The biggest downside here, of course, compared to single node Postgres is that there is added latency because you have additional hops to get the data.
In my experience using Citus, if you can keep data on a single node, that's always going to perform better than if you get data from multiple nodes. With the multitenant use case where you have different customers on different servers, if you inform your queries of that fact, if all your queries have a customer ID attached to them, then Citus will perform really, really well and scale really well. But things starts getting a little bit more complicated if you're doing a lot of queries across all the servers, you start getting into connection management issues and such.
But still, this is a very scalable architecture and I've seen many systems at scale work well with this.
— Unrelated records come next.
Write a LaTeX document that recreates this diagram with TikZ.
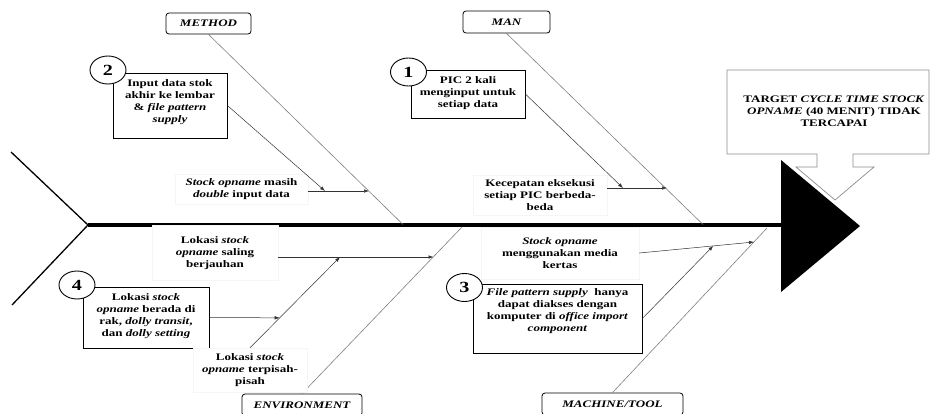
\documentclass[tikz,border=0pt]{standalone}
\usepackage{fontspec}
\setmainfont{Liberation Serif}[FakeStretch=1.3]
\usetikzlibrary{arrows.meta,shapes.geometric,calc}
\begin{document}
\begin{tikzpicture}[x=1pt,y=-1pt,
  every node/.style={font=\fontsize{10}{12}\selectfont\bfseries, align=center, inner sep=0pt},
  catbox/.style={draw, rounded corners=3pt, line width=0.8pt, fill=white,
    font=\fontsize{10}{12}\selectfont\bfseries\itshape},
  causebox/.style={draw, line width=0.8pt, fill=white},
  numcirc/.style={ellipse, draw, line width=0.9pt, fill=white, minimum width=36pt,
    minimum height=28pt, inner sep=0pt, font=\fontsize{15.5}{15.5}\selectfont\bfseries},
  note/.style={fill=white, draw=black!4, line width=0.4pt},
  bone/.style={draw=black!50, line width=0.6pt},
  link/.style={draw=black!80, line width=0.5pt, -{Latex[length=5pt,width=3.5pt]}},
]
\useasboundingbox (0,0) rectangle (931,413);
\clip (0,0) rectangle (931,413);
\fill[white] (0,0) rectangle (931,413);

% effect callout
\draw[draw=black!45, line width=0.7pt, fill=white]
  (727,70) -- (929,70) -- (929,154) -- (853,154) -- (853,167) -- (874,167)
  -- (835,200) -- (796,167) -- (817,167) -- (817,154) -- (727,154) -- cycle;
\node (target) at (834,111)
  {TARGET \textit{CYCLE TIME STOCK}\\ \textit{OPNAME} (40 MENIT) TIDAK\\ TERCAPAI};

% fish tail, spine and head
\coordinate (tailtop) at (11,152);
\coordinate (tail) at (88,225);
\coordinate (tailbot) at (12,305);
\coordinate (head) at (781,225);
\draw[line width=1.3pt] (tailtop) -- (tail) -- (tailbot);
\draw[line width=4pt] (tail) -- (head);
\fill (781,160) -- (860,226) -- (781,292) -- cycle;

% category labels
\node[catbox, minimum width=85pt, minimum height=21pt] (method) at (208.5,23.5) {METHOD};
\node[catbox, minimum width=87pt, minimum height=22pt] (man) at (506.5,22) {MAN};
\node[catbox, minimum width=120pt, minimum height=22pt] (env) at (302,405) {ENVIRONMENT};
\node[catbox, minimum width=141pt, minimum height=22pt] (mach) at (612.5,404) {MACHINE/TOOL};

% main bones
\coordinate (sMethod) at (403,224.5);
\coordinate (sMan) at (703,224.5);
\coordinate (sEnv) at (462,227);
\coordinate (sMach) at (767,228);
\draw[bone] (method.south) -- (sMethod);
\draw[bone] (man.south) -- (sMan);
\draw[bone] (env.north) -- (sEnv);
\draw[bone] (mach.north) -- (sMach);

% sub-causes on the bones
\node[note, minimum width=133pt, minimum height=30pt] (n1) at (241.5,189)
  {\textit{Stock opname} masih\\ \textit{double} input data};
\node[note, minimum width=134pt, minimum height=40pt] (n2) at (540,195.5)
  {Kecepatan eksekusi\\ setiap PIC berbeda-\\ beda};
\node[note, minimum width=126pt, minimum height=55pt] (n3) at (215,253)
  {Lokasi \textit{stock}\\ \textit{opname} saling\\ berjauhan};
\node[note, minimum width=158pt, minimum height=52pt] (n5) at (560,253)
  {\textit{Stock opname}\\ menggunakan media\\ kertas};

% numbered root causes
\node[causebox, minimum width=114pt, minimum height=65pt] (b2) at (170,105.5) {};
\node (t2) at (170,102)
  {Input data stok\\ akhir ke lembar\\ \& \textit{file pattern}\\ \textit{supply}};
\node[numcirc] (c2) at (108,70) {2};

\node[causebox, minimum width=114pt, minimum height=48pt] (b1) at (468,94) {};
\node (t1) at (468,93.5) {PIC 2 kali\\ menginput untuk\\ setiap data};
\node[numcirc] (c1) at (408.5,72) {1};

\node[causebox, minimum width=169pt, minimum height=69pt] (b3) at (557.5,318.5) {};
\node (t3) at (557.5,311)
  {\textit{File pattern supply}\ \ hanya\\ dapat diakses dengan\\ komputer di \textit{office import}\\ \textit{component}};
\node[numcirc] (c3) at (464.5,287.5) {3};

\node[causebox, minimum width=126pt, minimum height=61pt] (b4) at (146,317.5) {};
\node (t4) at (146,316)
  {Lokasi \textit{stock}\\ \textit{opname} berada di\\ rak, \textit{dolly transit},\\ dan \textit{dolly setting}};
\node[numcirc] (c4) at (77,285) {4};

\node[note, minimum width=114pt, minimum height=44pt] (n4) at (250,370)
  {Lokasi \textit{stock}\\ \textit{opname} terpisah-\\ pisah};

% arrow end points on the bones and on other arrows
\coordinate (e1) at (369,191);
\coordinate (e2) at (667,188);
\coordinate (e3) at (433.5,257);
\coordinate (e5) at (754,242);
\coordinate (p1) at (325,191);
\coordinate (p2) at (623,188);
\coordinate (p3) at (340,257);
\coordinate (p4) at ($(n4.north)!0.33!(p3)$);
\coordinate (p5) at ($(n5.east)!0.645!(e5)$);

% arrows
\draw[link] (n1.east |- e1) -- (e1);
\draw[link] (n2.east |- e2) -- (e2);
\draw[link] (n3.east |- e3) -- (e3);
\draw[link] (n5.east) -- (e5);
\draw[link] (n4.north) -- (p3);
\draw[link] (b2.east) -- (p1);
\draw[link] (b1.east) -- (p2);
\draw[link] (b4.east) -- (p4);
\draw[link] (b3.east) -- (p5);
\end{tikzpicture}
\end{document}
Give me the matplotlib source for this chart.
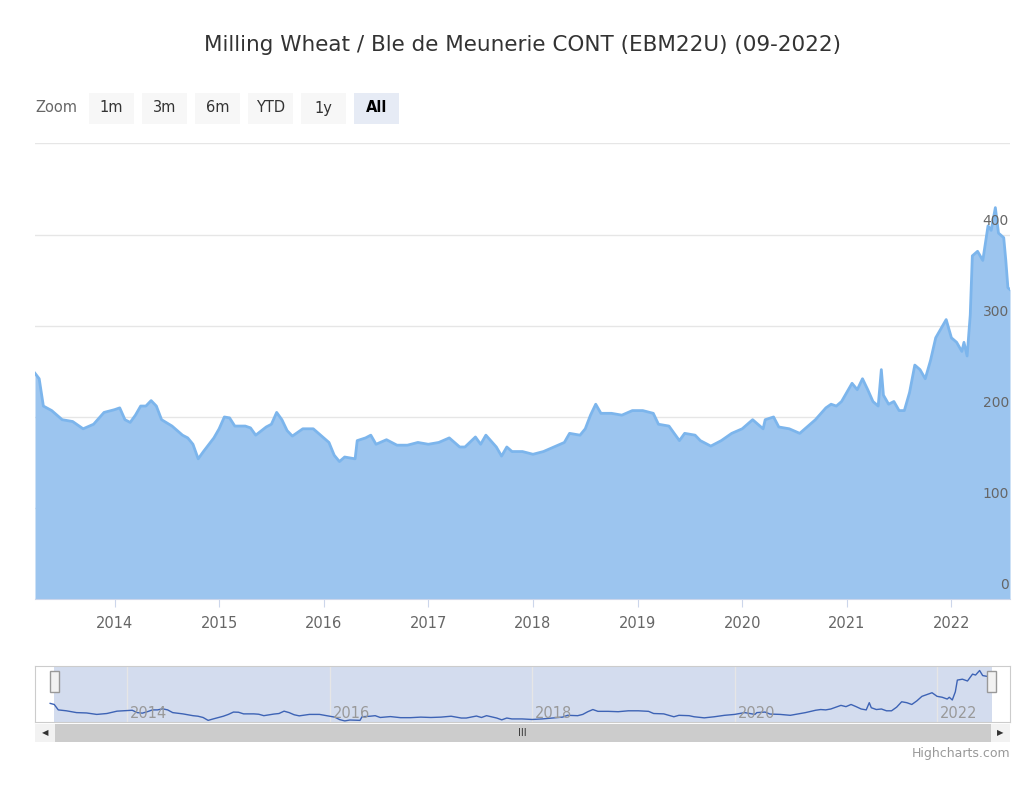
import matplotlib
matplotlib.use("Agg")
import matplotlib.pyplot as plt
from matplotlib.patches import Rectangle

t = [2013.24, 2013.28, 2013.32, 2013.4, 2013.5, 2013.6, 2013.7, 2013.8, 2013.9, 2014.0, 2014.05, 2014.1,
     2014.15, 2014.2, 2014.25, 2014.3, 2014.35, 2014.4, 2014.45, 2014.55, 2014.65, 2014.7, 2014.75, 2014.8,
     2014.85, 2014.95, 2015.0, 2015.05, 2015.1, 2015.15, 2015.25, 2015.3, 2015.35, 2015.45, 2015.5, 2015.55,
     2015.6, 2015.65, 2015.7, 2015.8, 2015.9, 2016.0, 2016.05, 2016.1, 2016.15, 2016.2, 2016.3, 2016.32,
     2016.4, 2016.45, 2016.5, 2016.6, 2016.7, 2016.8, 2016.9, 2017.0, 2017.1, 2017.2, 2017.3, 2017.35,
     2017.45, 2017.5, 2017.55, 2017.65, 2017.7, 2017.75, 2017.8, 2017.9, 2018.0, 2018.1, 2018.2, 2018.3,
     2018.35, 2018.45, 2018.5, 2018.55, 2018.6, 2018.65, 2018.75, 2018.85, 2018.95, 2019.05, 2019.15, 2019.2,
     2019.3, 2019.35, 2019.4, 2019.45, 2019.55, 2019.6, 2019.7, 2019.8, 2019.9, 2020.0, 2020.05, 2020.1,
     2020.15, 2020.2, 2020.22, 2020.3, 2020.35, 2020.45, 2020.55, 2020.6, 2020.7, 2020.8, 2020.85, 2020.9,
     2020.95, 2021.0, 2021.05, 2021.1, 2021.15, 2021.2, 2021.25, 2021.3, 2021.33, 2021.35, 2021.4, 2021.45,
     2021.5, 2021.55, 2021.6, 2021.65, 2021.7, 2021.75, 2021.8, 2021.85, 2021.9, 2021.95, 2022.0, 2022.05,
     2022.1, 2022.12, 2022.15, 2022.18, 2022.2, 2022.25, 2022.3, 2022.35, 2022.38, 2022.42, 2022.45, 2022.5,
     2022.52, 2022.54, 2022.56]
price = [248, 242, 212, 207, 197, 195, 187, 192, 205, 208, 210, 197,
         194, 202, 212, 212, 218, 212, 197, 190, 180, 177, 170, 154,
         162, 177, 187, 200, 199, 190, 190, 188, 180, 189, 192, 205,
         197, 185, 179, 187, 187, 177, 172, 158, 151, 156, 154, 174,
         177, 180, 170, 175, 169, 169, 172, 170, 172, 177, 167, 167,
         178, 170, 180, 167, 157, 167, 162, 162, 159, 162, 167, 172,
         182, 180, 187, 202, 214, 204, 204, 202, 207, 207, 204, 192,
         190, 182, 174, 182, 180, 174, 168, 174, 182, 187, 192, 197,
         192, 187, 197, 200, 189, 187, 182, 187, 197, 210, 214, 212,
         217, 227, 237, 230, 242, 230, 217, 212, 252, 224, 214, 217,
         207, 207, 227, 257, 252, 242, 262, 287, 297, 307, 287, 282,
         272, 282, 267, 312, 377, 382, 372, 410, 405, 430, 402, 397,
         372, 342, 340]
years = list(range(2014, 2023))
yticks = [0, 100, 200, 300, 400]

W, H = 1024, 798
fig = plt.figure(figsize=(W / 100, H / 100), dpi=100)
plt.rcParams['font.family'] = ['DejaVu Sans']

def ax_px(x0, y0, x1, y1):
    return fig.add_axes([x0 / W, 1 - y1 / H, (x1 - x0) / W, (y1 - y0) / H])

fig.text(523 / W, 1 - 45 / H, "Milling Wheat / Ble de Meunerie CONT (EBM22U) (09-2022)",
         ha='center', va='center', fontsize=15.5, color='#333333')

# zoom buttons
fig.text(35 / W, 1 - 108 / H, "Zoom", ha='left', va='center', fontsize=10.5, color='#666666')
btns = [("1m", 89, 134), ("3m", 142, 187), ("6m", 195, 240), ("YTD", 248, 293), ("1y", 301, 346), ("All", 354, 399)]
for lab, x0, x1 in btns:
    sel = lab == "All"
    fig.patches.append(Rectangle((x0 / W, 1 - 124 / H), (x1 - x0) / W, 31 / H, transform=fig.transFigure,
                                 facecolor='#e6ebf5' if sel else '#f7f7f7', edgecolor='none'))
    fig.text((x0 + x1) / 2 / W, 1 - 108 / H, lab, ha='center', va='center', fontsize=10.5,
             color='black' if sel else '#333333', fontweight='bold' if sel else 'normal')

# main chart
ax = ax_px(35, 143, 1010, 599)
ax.fill_between(t, price, 0, color='#9cc5ef', lw=0)
ax.plot(t, price, color='#7cb5ec', lw=2)
ax.set_xlim(2013.24, 2022.56)
ax.set_ylim(0, 501)
for y in yticks:
    ax.axhline(y, color='#e6e6e6', lw=1, zorder=0)
    ax.text(2022.55, y + 8, str(y), ha='right', va='bottom', fontsize=10, color='#666666')
ax.axhline(501, color='#e6e6e6', lw=1)
ax.set_yticks([])
ax.set_xticks(years)
ax.set_xticklabels([str(y) for y in years], fontsize=10.5, color='#666666')
ax.tick_params(axis='x', length=6, color='#ccd6eb', pad=6)
for s in ['top', 'left', 'right']:
    ax.spines[s].set_visible(False)
ax.spines['bottom'].set_color('#ccd6eb')
ax.set_zorder(1)

# navigator
nav = ax_px(35, 666, 1010, 722)
nav.set_xlim(2013.09, 2022.72)
nav.set_ylim(145, 455)
nav.axvspan(2013.28, 2022.54, color='#ccd6eb', alpha=0.85, lw=0, zorder=0)
nav.plot(t, price, color='#3d63b5', lw=1, zorder=2)
for y in years[::2]:
    nav.axvline(y, color='#e6e6e6', lw=1, zorder=1)
    nav.text(y + 0.03, 152, str(y), fontsize=10.5, color='#999999', va='bottom', zorder=3)
nav.set_xticks([])
nav.set_yticks([])
for s in nav.spines.values():
    s.set_color('#cccccc')
for hx in [2013.28, 2022.54]:
    nav.add_patch(Rectangle((hx - 0.045, 310), 0.09, 115, facecolor='#f2f2f2', edgecolor='#999999', lw=1, zorder=4))

# scrollbar
sb = ax_px(35, 724, 1010, 742)
sb.set_xlim(0, 1)
sb.set_ylim(0, 1)
sb.add_patch(Rectangle((0, 0), 1, 1, facecolor='#f2f2f2', edgecolor='none'))
sb.add_patch(Rectangle((0.02, 0), 0.96, 1, facecolor='#cccccc', edgecolor='none'))
sb.text(0.5, 0.5, "III", ha='center', va='center', fontsize=7, color='#333333')
sb.text(0.01, 0.5, "◀", ha='center', va='center', fontsize=6, color='#333333')
sb.text(0.99, 0.5, "▶", ha='center', va='center', fontsize=6, color='#333333')
sb.axis('off')

fig.text(1010 / W, 1 - 753 / H, "Highcharts.com", ha='right', va='center', fontsize=9, color='#999999')

fig.savefig("out.png", dpi=100)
This is the world of Google Spanner or YugabyteDB, or CockroachDB. The trade-off you make there, is that the open source solutions there, they modify Postgres quite heavily, if they are even Postgres at all. CockroachDB is Postgres compatible, but there's nothing of Postgres in CockroachDB. YugabyteDB is Postgres from a source code perspective, but heavily modified. And so you will lack behind major Postgres versions when they're released, because they have to do a lot of work to rebase their engine on top of new Postgres releases.
That said, one of the things that I think distributed SQL engines like YugabyteDB can achieve better is that they actually have a more cloud native distributed architecture, and they're actually able to handle resilience better. If one of the nodes goes down, the way that it can repair these nodes is a little bit more built into the system, I would say. Versus with systems like Citus, there's a little bit more handholding onto the resilience aspect of that. But I do think that ultimately both systems can work well for scaling out.
But, if you care about keeping things standard Postgres, then I personally would choose Citus.
Overall, I would say: do your own benchmarks. It depends on what's most important to you, and choose what works well in your particular workload.